Com as suas canções românticas, cantando amores desfeitos ou fracassados, Anísio Silva foi um dos primeiros alvos dessa elitização da música popular trazida pela bossa nova, chegando a ser tachado, depreciativamente, de “O best-seller da Zona-Norte”. Eram várias as explicações para o êxito alcançado por Anísio Silva. A cantora Ângela Maria achava que ele conseguia impressionar o público “usando sem querer um recurso que também Frank Sinatra usou no início de sua carreira: despertar o sentimento maternal das mulheres”. O irreverente produtor e compositor Carlos Imperial tinha outra explicação: “Anísio Silva tem a voz do namorado enganado e sofredor. Todo mundo tem pena dele e compra os seus discos. É o sucesso da caridade”.
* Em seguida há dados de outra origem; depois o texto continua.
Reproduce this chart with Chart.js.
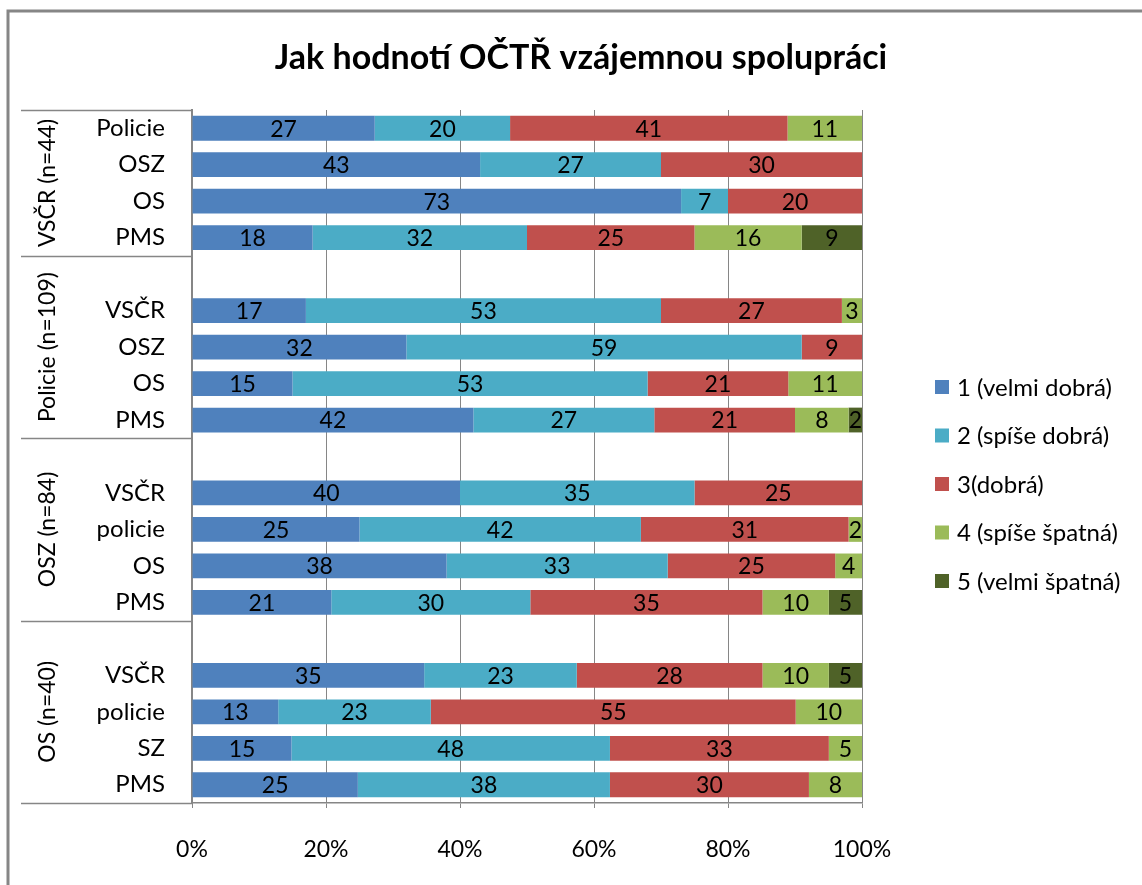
<!DOCTYPE html>
<html lang="cs">
<head>
<meta charset="utf-8">
<title>Jak hodnotí OČTŘ vzájemnou spolupráci</title>
<script src="https://cdn.jsdelivr.net/npm/chart.js@4.4.1/dist/chart.umd.min.js"></script>
<style>
  html, body { margin: 0; padding: 0; background: #fff; }
  canvas { display: block; }
</style>
</head>
<body>
<canvas id="chart" width="1142" height="885"></canvas>
<script>
// řádky grafu shora dolů, prázdný řetězec = mezera mezi skupinami
const rowLabels = [
  'Policie', 'OSZ', 'OS', 'PMS',
  '', 'VSČR', 'OSZ', 'OS', 'PMS',
  '', 'VSČR', 'policie', 'OS', 'PMS',
  '', 'VSČR', 'policie', 'SZ', 'PMS',
];

// skupiny (kdo hodnotí) a počet řádků v každé z nich
const groupLabels = ['VSČR (n=44)', 'Policie (n=109)', 'OSZ (n=84)', 'OS (n=40)'];
const groupSizes = [4, 5, 5, 5];

const seriesNames = ['1 (velmi dobrá)', '2 (spíše dobrá)', '3(dobrá)', '4 (spíše špatná)', '5 (velmi špatná)'];
const seriesColors = ['#4F81BD', '#4BACC6', '#C0504D', '#9BBB59', '#4F6228'];

// hodnoty (%) jak jsou popsané v grafu
const velmiDobra  = [27, 43, 73, 18, null, 17, 32, 15, 42, null, 40, 25, 38, 21, null, 35, 13, 15, 25];
const spiseDobra  = [20, 27,  7, 32, null, 53, 59, 53, 27, null, 35, 42, 33, 30, null, 23, 23, 48, 38];
const dobra       = [41, 30, 20, 25, null, 27,  9, 21, 21, null, 25, 31, 25, 35, null, 28, 55, 33, 30];
const spiseSpatna = [11, null, null, 16, null, 3, null, 11, 8, null, null, 2, 4, 10, null, 10, 10, 5, 8];
const velmiSpatna = [null, null, null, 9, null, null, null, null, 2, null, null, null, null, 5, null, 5, null, null, null];

const xTickValues = [0, 20, 40, 60, 80, 100];

const chartTitle = 'Jak hodnotí OČTŘ vzájemnou spolupráci';

const FONT = 'Lato';
const GRAY = '#868686';

const seriesValues = [velmiDobra, spiseDobra, dobra, spiseSpatna, velmiSpatna];

// 100% skládaný graf: každý řádek přepočítat na podíl ze součtu
const rowTotals = rowLabels.map((_, i) =>
  seriesValues.reduce((sum, arr) => sum + (arr[i] || 0), 0));

const datasets = seriesValues.map((arr, k) => ({
  label: seriesNames[k],
  data: arr.map((v, i) => (v == null || !rowTotals[i]) ? null : v * 100 / rowTotals[i]),
  counts: arr,
  backgroundColor: seriesColors[k],
  borderWidth: 0,
  barPercentage: 0.68,
  categoryPercentage: 1.0,
}));

// rámeček vlevo a nahoře + nadpis přes celou šířku
const framePlugin = {
  id: 'frame',
  beforeDraw(chart) {
    const ctx = chart.ctx;
    ctx.save();
    ctx.fillStyle = '#fff';
    ctx.fillRect(0, 0, chart.width, chart.height);
    ctx.strokeStyle = GRAY;
    ctx.lineWidth = 3;
    ctx.beginPath();
    ctx.moveTo(8, chart.height);
    ctx.lineTo(8, 11);
    ctx.lineTo(chart.width, 11);
    ctx.stroke();

    ctx.font = `bold 34px ${FONT}`;
    ctx.fillStyle = '#000';
    ctx.textAlign = 'center';
    ctx.textBaseline = 'middle';
    ctx.fillText(chartTitle, 581, 58);
    ctx.restore();
  }
};

// čísla uprostřed jednotlivých úseků
const valueLabelPlugin = {
  id: 'valueLabels',
  afterDatasetsDraw(chart) {
    const ctx = chart.ctx;
    ctx.save();
    ctx.font = `23px ${FONT}`;
    ctx.fillStyle = '#000';
    ctx.textAlign = 'center';
    ctx.textBaseline = 'middle';
    chart.data.datasets.forEach((ds, k) => {
      const meta = chart.getDatasetMeta(k);
      meta.data.forEach((bar, i) => {
        const n = ds.counts[i];
        if (!n) return;
        const p = bar.getCenterPoint();
        ctx.fillText(String(n), p.x, p.y + 1);
      });
    });
    ctx.restore();
  }
};

// skupinové popisky a dělicí čáry vlevo od osy
const groupAxisPlugin = {
  id: 'groupAxis',
  afterDraw(chart) {
    const ctx = chart.ctx;
    const area = chart.chartArea;
    const yScale = chart.scales.y;
    const step = (area.bottom - area.top) / rowLabels.length;
    ctx.save();
    ctx.strokeStyle = GRAY;
    ctx.lineWidth = 1.5;
    ctx.font = `23px ${FONT}`;
    ctx.fillStyle = '#000';
    ctx.textAlign = 'center';
    ctx.textBaseline = 'middle';

    let start = 0;
    const edges = [area.top];
    groupSizes.forEach((size, g) => {
      const top = yScale.getPixelForValue(start) - step / 2;
      const bottom = yScale.getPixelForValue(start + size - 1) + step / 2;
      edges.push(bottom);
      ctx.save();
      ctx.translate(48, (top + bottom) / 2);
      ctx.rotate(-Math.PI / 2);
      ctx.fillText(groupLabels[g], 0, 0);
      ctx.restore();
      start += size;
    });

    edges.forEach((y) => {
      ctx.beginPath();
      ctx.moveTo(21, Math.round(y) + 0.5);
      ctx.lineTo(area.left, Math.round(y) + 0.5);
      ctx.stroke();
    });
    ctx.restore();
  }
};

// legenda vpravo
const sideLegendPlugin = {
  id: 'sideLegend',
  afterDraw(chart) {
    const ctx = chart.ctx;
    const area = chart.chartArea;
    const x = area.right + 73;
    const y0 = 387;
    const gap = 48.5;
    ctx.save();
    ctx.font = `24px ${FONT}`;
    ctx.textAlign = 'left';
    ctx.textBaseline = 'middle';
    chart.data.datasets.forEach((ds, k) => {
      const y = y0 + k * gap;
      ctx.fillStyle = ds.backgroundColor;
      ctx.fillRect(x, y - 7, 14, 14);
      ctx.fillStyle = '#000';
      ctx.fillText(ds.label, x + 22, y + 1);
    });
    ctx.restore();
  }
};

new Chart(document.getElementById('chart'), {
  type: 'bar',
  data: { labels: rowLabels, datasets },
  options: {
    responsive: false,
    animation: false,
    indexAxis: 'y',
    layout: { padding: { left: 0, right: 280, top: 110, bottom: 0 } },
    scales: {
      x: {
        stacked: true,
        min: 0,
        max: 100,
        afterBuildTicks: (scale) => { scale.ticks = xTickValues.map((v) => ({ value: v })); },
        afterFit: (scale) => { scale.height = 82; },
        ticks: {
          callback: (v) => v + '%',
          color: '#000',
          font: { family: FONT, size: 23 },
          padding: 28,
          maxRotation: 0,
        },
        grid: { color: GRAY, lineWidth: 1, drawTicks: true, tickLength: 5, tickColor: GRAY },
        border: { display: true, color: GRAY, width: 1.5 },
      },
      y: {
        stacked: true,
        afterFit: (scale) => { scale.width = 192; },
        ticks: {
          color: '#000',
          font: { family: FONT, size: 24 },
          padding: 27,
          autoSkip: false,
        },
        grid: { display: false, drawTicks: false },
        border: { display: true, color: GRAY, width: 2 },
      },
    },
    plugins: {
      legend: { display: false },
      tooltip: { enabled: false },
      title: { display: false },
    },
  },
  plugins: [framePlugin, valueLabelPlugin, groupAxisPlugin, sideLegendPlugin],
});
</script>
</body>
</html>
Anísio Silva era um “falso brega”, como o classifica Joaquim Ferreira dos Santos. Os seus discos eram gravados com orquestrações de altíssima qualidade e as suas interpretações suaves pareciam com aquelas do seu contemporâneo e conterrâneo João Gilberto que, apesar de não aceitar a semelhança, admirava o estilo de Anísio Silva, como se constata em uma entrevista do início dos anos 1960:
“Anísio canta num estilo que difere por completo do meu [...] ele que é um dos mais legítimos intérpretes da música popular brasileira. Considero-me um fã de Anísio Silva”.
Depois de “Alguém me disse”, Anísio Silva ainda alcançaria outros grandes sucessos nacionais, dentre eles os boleros “Ondes estarás?” , também da dupla Evaldo Gouveia e Jair Amorim, e “Onde estás agora” , composto por ele. Em 1964, Anísio Silva abandonou a carreira para se dedicar a outras atividades, inclusive como proprietário de uma casa noturna no Rio de Janeiro. Três anos depois, retomou o trabalho como cantor, mas os tempos eram outros. Um seu antigo admirador, Roberto Carlos, detinha agora o cetro e a coroa da música popular. As românticas canções aboleradas de Anísio Silva estavam fora de moda.
Para Joaquim Ferreira dos Santos, Anísio Silva era “um cantor de massa sem truques popularescos, infelizmente desconhecido nos almanaques intelectuais da música brasileira. Passam por ele como se fosse um desafino do destino”. Anísio Silva morreu em 1989, esquecido.